Los rasgos narcisistas son los que en mayor medida describen la personalidad política. Entre los narcisos encontraremos a los padres de tantas promesas inviables. Y no piensen que mienten, ¡es que, en ocasiones, hasta se las creen! A puñados pueden contarse los políticos que todo lo saben, que prometen cambios espectaculares, de inconmensurable egolatría, radicalmente reacios a la crítica, traicioneros exterminadores de quienes les hacen sombra -ellos nunca se manchan las manos- y siempre encantados con la adulación de los inseguros. Ojito, que especímenes de este tipo abundan en todos los partidos. Sin excepción. Y, a mi juicio, son los que en verdad manchan la hermosura de la política. Porque la política, como la vida, es ciertamente bella.

Hablaba de los políticos inseguros o dependientes, elementos imprescindibles para el regocijo de antisociales y narcisistas. Como diría Cristo, a ellos hay que aplicarles aquello del «yo os perdono». Aquí no hay maldad sino miseria. No están en política por el poder sino por la necesidad de incrementar su autoestima. Pobre gente, entre cuyas aspiraciones se encuentra superar en el estatus social al Juan Cuesta de su comunidad de propietarios y, a ser posible, disponer de tarjetas y papel con membrete personal, que eso luce mucho. Como mecanismo de defensa, disfrazan su necesidad de supervivencia -hay que comer- con la supuesta disciplina de partido, siempre por encima de la lealtad personal.
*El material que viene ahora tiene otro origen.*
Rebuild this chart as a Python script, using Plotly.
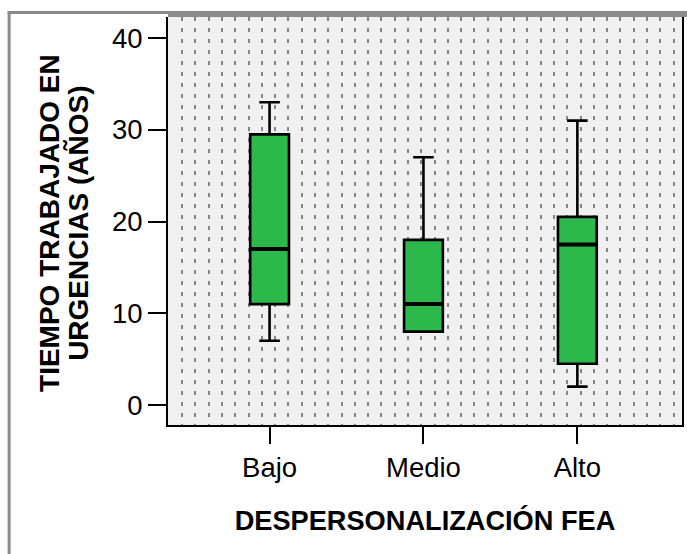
import plotly.graph_objects as go

# ---- data ----
categories = ["Bajo", "Medio", "Alto"]
lower_whisker = [7, 8, 2]
q1_values = [11, 8, 4.5]
median_values = [17, 11, 17.5]
q3_values = [29.5, 18, 20.5]
upper_whisker = [33, 27, 31]
y_ticks = [0, 10, 20, 30, 40]

x_title = "DESPERSONALIZACIÓN FEA"
y_title_lines = ["TIEMPO TRABAJADO EN", "URGENCIAS (AÑOS)"]

positions = list(range(len(categories)))

# ---- layout constants (styling) ----
W, H = 687, 554
ML, MR, MT, MB = 168, 3, 17, 129
PW, PH = W - ML - MR, H - MT - MB
FONT = "Liberation Sans, Arial, sans-serif"
GREEN = "#2db84b"
BOX_W = 0.252


def px_to_paper_x(px):
    return (px - ML) / PW


def px_to_paper_y(py):
    return (H - MB - py) / PH


fig = go.Figure()

fig.add_trace(go.Box(
    x=positions,
    q1=q1_values,
    median=median_values,
    q3=q3_values,
    lowerfence=lower_whisker,
    upperfence=upper_whisker,
    width=BOX_W,
    whiskerwidth=0.53,
    fillcolor=GREEN,
    line=dict(color="black", width=2.6),
    boxpoints=False,
    showlegend=False,
    hoverinfo="skip",
))

# thicker median line (degenerate box drawn at the median)
fig.add_trace(go.Box(
    x=positions,
    q1=median_values,
    median=median_values,
    q3=median_values,
    lowerfence=median_values,
    upperfence=median_values,
    width=BOX_W - 0.014,
    whiskerwidth=0,
    fillcolor="rgba(0,0,0,0)",
    line=dict(color="black", width=4),
    boxpoints=False,
    showlegend=False,
    hoverinfo="skip",
))

shapes = [
    # outer frame (left and top)
    dict(type="line", xref="paper", yref="paper",
         x0=px_to_paper_x(8.5), x1=px_to_paper_x(8.5),
         y0=px_to_paper_y(H + 5), y1=px_to_paper_y(11.5),
         line=dict(color="#8a8a8a", width=3), layer="above"),
    dict(type="line", xref="paper", yref="paper",
         x0=px_to_paper_x(7), x1=px_to_paper_x(W + 5),
         y0=px_to_paper_y(12.5), y1=px_to_paper_y(12.5),
         line=dict(color="#8a8a8a", width=3), layer="above"),
    # gray top border of the plot area
    dict(type="rect", xref="paper", yref="paper",
         x0=0, x1=px_to_paper_x(W + 5),
         y0=1, y1=px_to_paper_y(12),
         fillcolor="#8a8a8a", line=dict(width=0), layer="above"),
]

# y-axis title as two rotated lines (tighter line spacing than plotly's default)
y_title_centers_px = [48.5, 77.5]
annotations = [
    dict(text=line, textangle=-90, showarrow=False,
         xref="paper", yref="paper",
         x=px_to_paper_x(cx), y=px_to_paper_y(223),
         xanchor="center", yanchor="middle",
         font=dict(family=FONT, size=28, color="black", weight="bold"))
    for line, cx in zip(y_title_lines, y_title_centers_px)
]

fig.update_layout(
    width=W, height=H,
    margin=dict(l=ML, r=MR, t=MT, b=MB),
    paper_bgcolor="white",
    plot_bgcolor="#f0f0f0",
    font=dict(family=FONT, color="black", size=27),
    shapes=shapes,
    annotations=annotations,
    showlegend=False,
)

fig.update_xaxes(
    type="linear",
    range=[-0.66, 2.68],
    tickmode="array",
    tickvals=positions,
    ticktext=categories,
    ticks="outside", ticklen=17, tickwidth=2, tickcolor="black",
    tickfont=dict(family=FONT, size=27.5, color="black"),
    showgrid=False, zeroline=False,
    showline=True, linecolor="black", linewidth=2, mirror=False,
    minor=dict(tick0=-0.568, dtick=0.0863, showgrid=True,
               gridcolor="#858585", gridwidth=2, griddash="4px,7px",
               ticks=""),
    title=dict(text=x_title, standoff=29,
               font=dict(family=FONT, size=27.2, color="black", weight="bold")),
)

fig.update_yaxes(
    range=[-2.18, 42.29],
    tickmode="array",
    tickvals=y_ticks,
    ticks="outside", ticklen=18, tickwidth=2, tickcolor="black",
    tickfont=dict(family=FONT, size=27.5, color="black"),
    showgrid=False, zeroline=False,
    showline=True, linecolor="black", linewidth=2, mirror=True,
)

fig.write_html("out.html")
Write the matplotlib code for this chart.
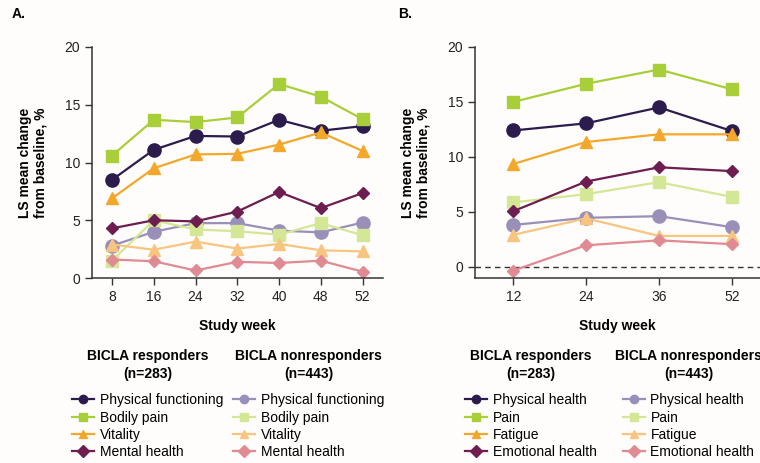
import numpy as np
import matplotlib.pyplot as plt

plt.rcParams['font.family'] = ['Liberation Sans', 'DejaVu Sans']

# --- data, panel A ---
weeks_a = [8, 16, 24, 32, 40, 48, 52]
a_resp = {
    'Physical functioning': [8.5, 11.1, 12.3, 12.25, 13.7, 12.75, 13.15],
    'Bodily pain': [10.6, 13.7, 13.5, 13.9, 16.8, 15.7, 13.75],
    'Vitality': [6.9, 9.5, 10.7, 10.75, 11.55, 12.6, 11.0],
    'Mental health': [4.3, 5.0, 4.9, 5.75, 7.45, 6.05, 7.35],
}
a_nonresp = {
    'Physical functioning': [2.8, 4.0, 4.75, 4.75, 4.1, 3.95, 4.8],
    'Bodily pain': [1.5, 5.0, 4.2, 4.05, 3.75, 4.75, 3.7],
    'Vitality': [2.9, 2.45, 3.15, 2.55, 2.95, 2.4, 2.3],
    'Mental health': [1.6, 1.45, 0.65, 1.4, 1.3, 1.5, 0.55],
}

# --- data, panel B ---
weeks_b = [12, 24, 36, 52]
b_resp = {
    'Physical health': [12.4, 13.05, 14.5, 12.35],
    'Pain': [15.0, 16.65, 17.95, 16.15],
    'Fatigue': [9.35, 11.35, 12.05, 12.05],
    'Emotional health': [5.05, 7.75, 9.05, 8.7],
}
b_nonresp = {
    'Physical health': [3.8, 4.45, 4.6, 3.6],
    'Pain': [5.85, 6.6, 7.7, 6.35],
    'Fatigue': [2.9, 4.4, 2.8, 2.8],
    'Emotional health': [-0.35, 1.95, 2.4, 2.05],
}

resp_colors = ['#2c1b4d', '#a8cf3a', '#f4a82b', '#6d1d4f']
nonresp_colors = ['#9a8fb8', '#d4e796', '#f8c580', '#e08a93']
markers = ['o', 's', '^', 'D']
msizes = [9.5, 8, 8, 6]

bg = '#fefdfb'
fig = plt.figure(figsize=(7.6, 4.63), dpi=100, facecolor=bg)

ax_a = fig.add_axes([92 / 760, 1 - 278 / 463, (383 - 92) / 760, 231 / 463])
ax_b = fig.add_axes([475 / 760, 1 - 278 / 463, (760 - 475) / 760, 231 / 463])


def draw(ax, weeks, resp, nonresp):
    # weeks are plotted as evenly spaced categories, like the original
    x = np.arange(len(weeks))
    ax.set_facecolor(bg)
    hr, hn = [], []
    for i, (name, vals) in enumerate(nonresp.items()):
        h, = ax.plot(x, vals, color=nonresp_colors[i], marker=markers[i],
                     ms=msizes[i], lw=1.6, label=name, zorder=2)
        hn.append(h)
    for i, (name, vals) in enumerate(resp.items()):
        h, = ax.plot(x, vals, color=resp_colors[i], marker=markers[i],
                     ms=msizes[i], lw=1.6, label=name, zorder=3)
        hr.append(h)
    for s in ['top', 'right']:
        ax.spines[s].set_visible(False)
    for s in ['left', 'bottom']:
        ax.spines[s].set_color('#333333')
        ax.spines[s].set_linewidth(1.1)
    ax.set_yticks([0, 5, 10, 15, 20])
    ax.set_xticks(x)
    ax.set_xticklabels([str(w) for w in weeks])
    ax.tick_params(direction='out', length=5, width=1, colors='#333333',
                   labelsize=10, labelcolor='#222222')
    ax.set_xlabel('Study week', fontsize=10, fontweight='bold', labelpad=11)
    ax.set_ylabel('LS mean change\nfrom baseline, %', fontsize=10,
                  fontweight='bold', labelpad=12)
    return hr, hn


hr_a, hn_a = draw(ax_a, weeks_a, a_resp, a_nonresp)
ax_a.set_xlim(-0.48, 6.49)
ax_a.set_ylim(0, 20)

hr_b, hn_b = draw(ax_b, weeks_b, b_resp, b_nonresp)
ax_b.set_xlim(-0.525, 3.385)
ax_b.set_ylim(-1.03, 20)
ax_b.axhline(0, color='#333333', lw=1, ls=(0, (4, 3)), zorder=1)

fig.text(12 / 760, 1 - 14 / 463, 'A.', fontsize=10, fontweight='bold', va='center')
fig.text(398 / 760, 1 - 14 / 463, 'B.', fontsize=10, fontweight='bold', va='center')


def add_legend(handles, x, title):
    leg = fig.legend(handles=handles, loc='upper left', bbox_to_anchor=(x / 760, 1 - 349 / 463),
                     frameon=False, fontsize=10, title=title,
                     title_fontproperties={'weight': 'bold', 'size': 10},
                     handlelength=1.6, handletextpad=0.4, labelspacing=0.24,
                     borderaxespad=0, borderpad=0)
    leg._legend_box.align = 'center'
    leg._legend_box.sep = 9
    leg.get_title().set_multialignment('center')
    leg.get_title().set_linespacing(1.35)
    for h in leg.legend_handles:
        h.set_markersize(6)
    return leg


add_legend(hr_a, 72, 'BICLA responders\n(n=283)')
add_legend(hn_a, 233, 'BICLA nonresponders\n(n=443)')
add_legend(hr_b, 465, 'BICLA responders\n(n=283)')
add_legend(hn_b, 615, 'BICLA nonresponders\n(n=443)')

fig.savefig('out.png', dpi=100, facecolor=bg)
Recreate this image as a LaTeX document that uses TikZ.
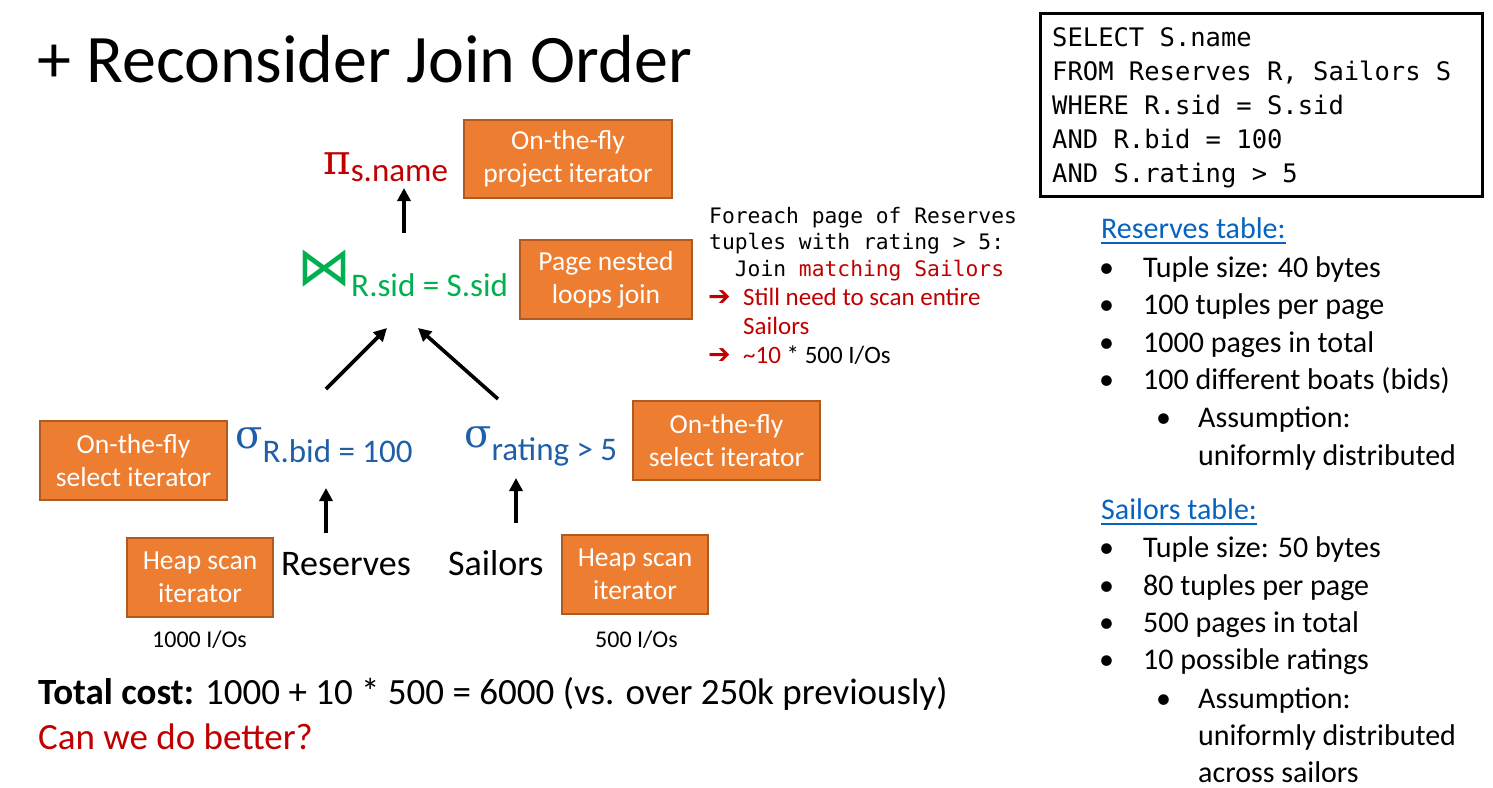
\documentclass[tikz,border=0pt]{standalone}
\usepackage{fontspec}
\setmainfont{Carlito}
\newfontfamily\codefont{DejaVu Sans Mono}
\newfontfamily\symfont{DejaVu Sans}
\newfontfamily\greekfont{DejaVu Serif}
\usetikzlibrary{arrows.meta}
\definecolor{boxfill}{HTML}{ED7D31}
\definecolor{boxline}{HTML}{AE5A21}
\definecolor{darkred}{HTML}{C00000}
\definecolor{opgreen}{HTML}{00B050}
\definecolor{opblue}{HTML}{1F5FA8}
\definecolor{linkblue}{HTML}{0563C1}
\newcommand\fsz[2]{\fontsize{#1}{#2}\selectfont}
\tikzset{
  opbox/.style={draw=boxline, fill=boxfill, line width=1.2pt, text=white,
    align=center, inner sep=0pt, font=\fsz{27.5}{33}},
  txt/.style={anchor=base west, inner sep=0pt},
  code/.style={txt, font=\codefont\fsz{21.3}{26}},
  sql/.style={txt, font=\codefont\fsz{25.5}{34}},
  note/.style={txt, font=\fsz{25}{29}},
  arrowbullet/.style={txt, text=darkred, font=\symfont\fsz{27}{27}},
  info/.style={txt, font=\fsz{30}{37}},
  flow/.style={-{Triangle[length=13pt,width=13pt]}, line width=3.6pt},
}
\begin{document}
\begin{tikzpicture}[x=1pt,y=-1pt]
\useasboundingbox (0,0) rectangle (1493,787);

% title
\node[txt, font=\fsz{68}{80}] (title) at (37,82) {+ Reconsider Join Order};

% operator tree
\node[txt, text=darkred] (proj) at (323,174)
  {{\greekfont\fsz{42}{42}π}\raisebox{-7pt}{\fsz{33}{33}s.name}};
\node[txt, text=opgreen] (join) at (297,285)
  {{\symfont\fsz{54}{54}⋈}\raisebox{-11pt}{\fsz{33}{33}R.sid = S.sid}};
\node[txt, text=opblue] (selR) at (235,448)
  {{\greekfont\fsz{40}{40}σ}\raisebox{-14pt}{\fsz{33}{33}R.bid = 100}};
\node[txt, text=opblue] (selS) at (464,447)
  {{\greekfont\fsz{40}{40}σ}\raisebox{-13pt}{\fsz{33}{33}rating > 5}};
\node[txt, font=\fsz{36}{36}] (res) at (281,575) {Reserves};
\node[txt, font=\fsz{36}{36}] (sail) at (448,575) {Sailors};
\node[txt, font=\fsz{24}{24}] (ioR) at (152,647) {1000 I/Os};
\node[txt, font=\fsz{24}{24}] (ioS) at (595,647) {500 I/Os};

% iterator boxes
\node[opbox, minimum width=208pt, minimum height=78pt] (bproj) at (568,159) {On-the-fly\\project iterator};
\node[opbox, minimum width=172pt, minimum height=79pt] (bjoin) at (606,279.5) {Page nested\\loops join};
\node[opbox, minimum width=187pt, minimum height=79pt] (bselR) at (133.5,460.5) {On-the-fly\\select iterator};
\node[opbox, minimum width=187pt, minimum height=79pt] (bselS) at (726.5,440.5) {On-the-fly\\select iterator};
\node[opbox, minimum width=146pt, minimum height=79pt] (bscanR) at (200,577.5) {Heap scan\\iterator};
\node[opbox, minimum width=146pt, minimum height=79pt] (bscanS) at (635,574.5) {Heap scan\\iterator};

% data flow arrows
\coordinate (jp0) at (404,233);
\coordinate (jp1) at (404,188);
\coordinate (lj0) at (326,389);
\coordinate (lj1) at (387,328);
\coordinate (rj0) at (498,399);
\coordinate (rj1) at (418,328);
\coordinate (rs0) at (326,533);
\coordinate (rs1) at (326,488);
\coordinate (ss0) at (516,523);
\coordinate (ss1) at (516,478);
\draw[flow] (jp0) -- (jp1);
\draw[flow] (lj0) -- (lj1);
\draw[flow] (rj0) -- (rj1);
\draw[flow] (rs0) -- (rs1);
\draw[flow] (ss0) -- (ss1);

% join strategy note
\node[code] (c1) at (709,223) {Foreach page of Reserves};
\node[code] (c2) at (709,249) {tuples with rating > 5:};
\node[code] (c3) at (709,276) {\ \ Join \textcolor{darkred}{matching Sailors}};
\node[arrowbullet] (ar1) at (708,305) {➔};
\node[note, text=darkred] (n1) at (743,305) {Still need to scan entire};
\node[note, text=darkred] (n2) at (743,334) {Sailors};
\node[arrowbullet] (ar2) at (708,363) {➔};
\node[note] (n3) at (743,363) {\textcolor{darkred}{\textasciitilde 10} * 500 I/Os};

% query
\draw[line width=3pt] (1040,13) rectangle (1482,196);
\node[sql] (q1) at (1052,46) {SELECT S.name};
\node[sql] (q2) at (1052,80) {FROM Reserves R, Sailors S};
\node[sql] (q3) at (1052,114) {WHERE R.sid = S.sid};
\node[sql] (q4) at (1052,148) {AND R.bid = 100};
\node[sql] (q5) at (1052,182) {AND S.rating > 5};

% table statistics
\node[info, text=linkblue] (rh) at (1101,238) {Reserves table:};
\draw[linkblue, line width=1.8pt] ([yshift=-5pt]rh.base west) -- ([yshift=-5pt]rh.base east);
\node[info] (rb1) at (1099,277) {•};
\node[info] (rt1) at (1143,277) {Tuple size: 40 bytes};
\node[info] (rb2) at (1099,314) {•};
\node[info] (rt2) at (1143,314) {100 tuples per page};
\node[info] (rb3) at (1099,352) {•};
\node[info] (rt3) at (1143,352) {1000 pages in total};
\node[info] (rb4) at (1099,389) {•};
\node[info] (rt4) at (1143,389) {100 different boats (bids)};
\node[info] (rb5) at (1156,427) {•};
\node[info] (rt5) at (1198,427) {Assumption:};
\node[info] (rt6) at (1198,465) {uniformly distributed};

\node[info, text=linkblue] (sh) at (1101,519) {Sailors table:};
\draw[linkblue, line width=1.8pt] ([yshift=-5pt]sh.base west) -- ([yshift=-5pt]sh.base east);
\node[info] (sb1) at (1099,557) {•};
\node[info] (st1) at (1143,557) {Tuple size: 50 bytes};
\node[info] (sb2) at (1099,595) {•};
\node[info] (st2) at (1143,595) {80 tuples per page};
\node[info] (sb3) at (1099,632) {•};
\node[info] (st3) at (1143,632) {500 pages in total};
\node[info] (sb4) at (1099,669) {•};
\node[info] (st4) at (1143,669) {10 possible ratings};
\node[info] (sb5) at (1156,708) {•};
\node[info] (st5) at (1198,708) {Assumption:};
\node[info] (st6) at (1198,745) {uniformly distributed};
\node[info] (st7) at (1198,782) {across sailors};

% totals
\node[txt, font=\fsz{37}{37}] (total) at (38,704)
  {\textbf{Total cost:} 1000 + 10 * 500 = 6000 (vs. over 250k previously)};
\node[txt, font=\fsz{37}{37}, text=darkred] (better) at (38,749) {Can we do better?};
\end{tikzpicture}
\end{document}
Sitúense ante la pantalla, ejerciten el zapping y asistan el somnífero debate electoral de turno. Nuevo perfil. Ahí aparece ese histérico orador, con sus gritos y aspavientos, su cínica sonrisa y esa pinta de «dandy» embaucador. Suele ser también el encargado de despertarnos en aburridos mítines, alejándonos del abrazo de Morfeo. Dicen que es para exaltar a las masas. Y suelen triunfar ante una muchedumbre embravecida, que le responde al unísono con sus gritos y deseos, configurando una peculiar e histriónica orgía ideológica.

A mi humilde entender, la mayor parte de los casos descritos ya eran así antes de llegar a la política, en mayor o menor medida. El ejercicio de esta actividad suele reafirmar más estos rasgos, llegando a aportarles entidad patológica en muchos casos. Por cierto, no olvidemos añadir el paranoidismo, la suspicacia extrema que conlleva el cargo. Y es que, en este trabajo, ya saben que se aplica aquello de «líbreme Dios de mis amigos que de mis enemigos ya me libraré yo». ¡Como para fiarte de quienes te rodean!

Un caso curioso es el de los pasivo-agresivos o negativistas. Siendo un patrón de personalidad más típico de los políticos de la oposición («todo está mal»); es lamentable que se haya extendido entre algunos gobernantes. El victimismo, la pasividad y el resentimiento ante el éxito de otros, no son buenos compañeros de viaje para quien se dedica a la política. Menos aún cuando se intentan compensar atribuyéndose los logros que obtuvieron otros. Tiemblen ante políticos de estas características, por más que pidan confianza o hablen del cambio. Estos son los que paralizan a una sociedad, gobiernen o no.

Creerán que todo esto es una broma. ¡En absoluto! Hemos depositado nuestra confianza en ellos. Pero realmente no son ese producto del «photoshop» que vemos en los anuncios, tan sonrientes y cuasi perfectos. En la intimidad alguno puede creerse un dios pero, al fin y a la postre, tan humanos como cualquiera.

¿Y esto se cura? Tranquilos, que la propia experiencia me dice que suele ser pasajero y es posible bajar del Olimpo sin romperse una pierna. Por el momento, a superar la disforia electoral. Basta con recuperarse del estrés de las elecciones y ponerse a trabajar después de meses de sintomatología tan florida y manifiesta pasividad. Quienes sufran algunos de estos trastornos, empiecen por tomar conciencia de su problema. Y si alguno llega a tener responsabilidades en materia sanitaria, personalmente le agradecería que haga algo más por la salud mental de sus conciudadanos. Tal vez así nos beneficiemos todos.